When a husband asks you if you think it’s possible to love someone forever…
“If I find the right person” is apparently the wrong answer.
I told my boss that he needs to raise my salary because two companies are after me.
Boss: “What companies are those?”
Me: “The electricity company and the water company.”
I’m not saying I have a questionable work ethic, but I just got called lazy by a guy wearing velcro shoes.
It was Timothy’s second week undercover, and frankly, he was getting absolutely nowhere.
If it looks like a duck & swims like a duck & talks like an angry duck policeman, then you about to fail a sobriety test son
People say I have the legs of a dancer. But until they find the rest of the body, the cops have nothing on me, man!
I’m not afraid to double-text, it makes me feel like a Victorian gentleman gently throwing stones at a window to draw a lady out of her chambers
*buys a new treat for my dog*
*dog refuses to eat*
Me: *gives it a bite* mmm it’s delicious, try one
HER: Wow you look great.
ME: Thanks. I use both my eyes.
[at a job fair]
Me: Where’s the ferris wheel?
I’ve hidden porn everywhere. Not ordinary porn either, all that weird shit.
When I die, my family will talk about me for years to come.
I only came because I was told we would be playing Hungry Hungry Hippos.
I wear Lacoste shirts with the little crocodile on them because when shit goes down I want crocodiles to know that I’m on their side.

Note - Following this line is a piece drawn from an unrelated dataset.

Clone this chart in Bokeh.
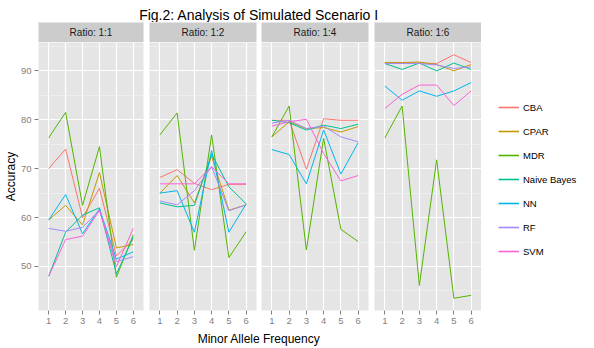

Mama I made it :,) RT @funTweeters: #WayneL_Jr Your tweet was published Welcome to the family 🙂
Putting out my traditional Garbage Day decorations.

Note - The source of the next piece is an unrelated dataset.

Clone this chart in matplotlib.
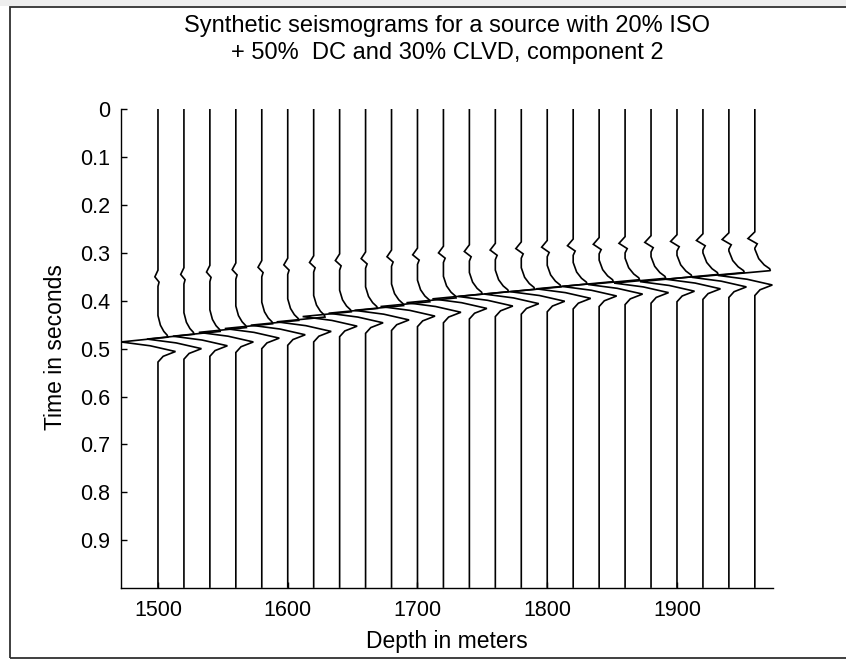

ME: I’m glad we don’t feel confined to traditional relationship gender roles. Who cares what the man or woman is SUPPOSED to be? We are who we are.
GIRLFRIEND: If you don’t want to kill the spider don’t kill the spider.
ME: It’s just SO big.
my 4yo has started saying the phrase “calm down” and it works as well on me as it does on him
Preorder now! Though I have nothing for sale, it’s always good to preorder.
BOSS: Can I see you in my office?
INVISIBLE-MAN: [sigh] I don’t know how many more ways I can explain this to you
Establish dominance over old people by yelling BINGO when you don’t really have it
coworker: look at my baby
me: wats his name
coworker: jeremy
me: how do u kno
coworker: we named him jeremy
me: wat if he already had a name
This gym has a very strict rule no denim jeans or jorts. But if you’re 300 lbs of muscle & attitude, apparently it’s merely a suggestion.
I WISH MY PETS WOULD STOP ACCIDENTALLY INJURING ME WITH THEIR KNIFE HANDS
getting v. tired of living inside an interesting part of next century’s history textbooks
I will never refer to ‘drunk me’ or ‘sober me’ because that implies the second one exists.